The other book I finished, after months, was The Fires of Heaven, book 5 of The Wheel of Time. At the end of nearly a thousand pages, all I can say is ugh. Some of the characters join a traveling menagerie; a legend of the past is brought out of the dreamworld into reality; what appears to be a battle with one Forsaken turns into a confrontation with another; and a character actually has sex without it being written around to the extent that I wonder if it actually happened. All of these things should be interesting, but Jordan writes so long that honestly I'm questioning why I'm taking the time to read all this. I probably still win. Probably. But comments from my friends like "the next six books are the doldrums, but then it picks up" do not help.

Tuesday, July 10, 2018

Month 32: Nonfiction, but then fiction

Month 32 of 260 (12.31 percent)
Size of list: 86,832 pages (11.64 percent above start)
Pages read: 16,442 (18.94 percent)
H-list: 4,464/23,114 (19.31 percent)
N-list: 6,383/36,694 (17.40 percent)
O-list: 5,595/27,024 (20.70 percent)
Added: Girl in Translation
Finished: Girl in TranslationMasters of Modern Soccer
Reading: The Fires of Heaven

Ahead of the World Cup, I read Masters of Modern Soccer by Grant Wahl, a soccer reporter at Sports Illustrated. It was initially a bit jarring to go from novels to nonfiction — Wahl just isn't as florid a writer as a novelist is, which is appropriate for his job. Once I settled into his voice, I was glad I spent the time on it. I've been watching soccer for 24 years, but I learned a lot from this book, and it has made watching the World Cup more enjoyable and informative. (Although I finished this book more than a month ago, I'm writing this entry on the night between semifinals; Belgium, who Wahl writes about in this book, went out today.) My favorite part was when he talks to Mexican forward Javier Hernandez and coach Juan Carlos Osorio, and Hernandez, the forward, explains Osorio's system. This is where Wahl's writing suddenly shines — no, he's no novelist, but Osorio's pride radiates off the page. 

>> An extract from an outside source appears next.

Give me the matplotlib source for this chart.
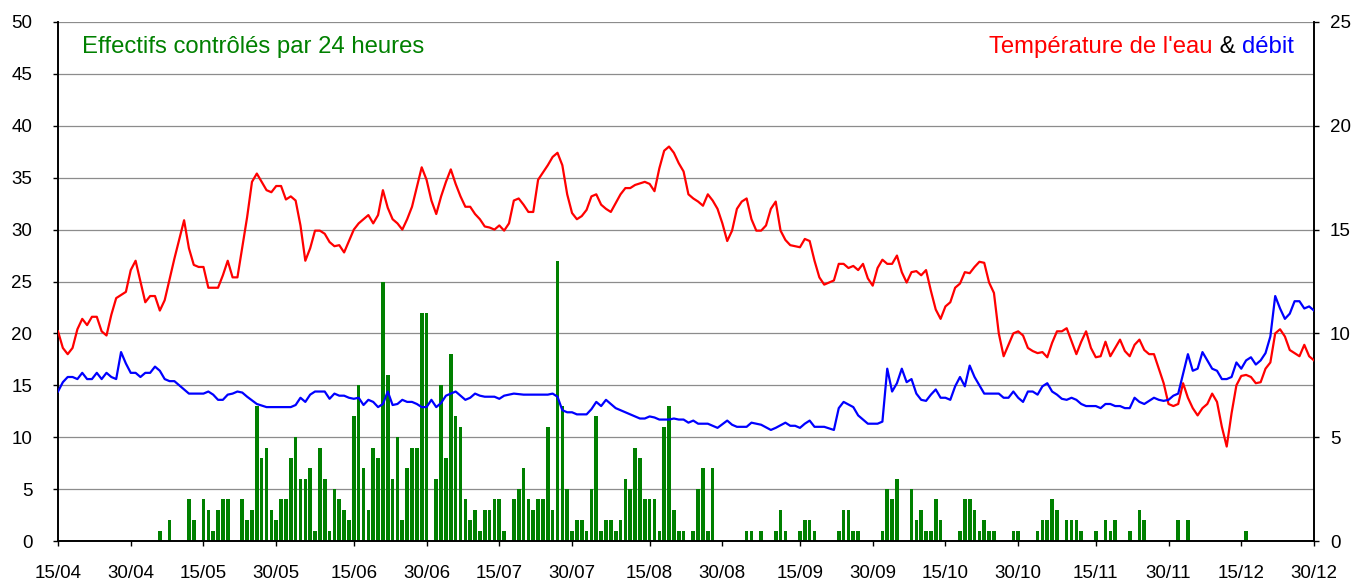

Girl in Translation is an immigrant story, picked for the book club as a followup to I Know Why the Caged Bird Sings. It was a page-turner, but I forgot that it was a novel, and when I got to the end I felt cheated. The depiction of sweatshop work in New York City, in particular, was so vivid and felt so real that I was angry, while reading it, that such a thing still exists in America; but when I realized this was fiction, I felt I could no longer point to this book as illustrating a real problem. The main character, the narrator, is super smart, and this feels like a deus ex machina to pull her story forward and her family out of poverty.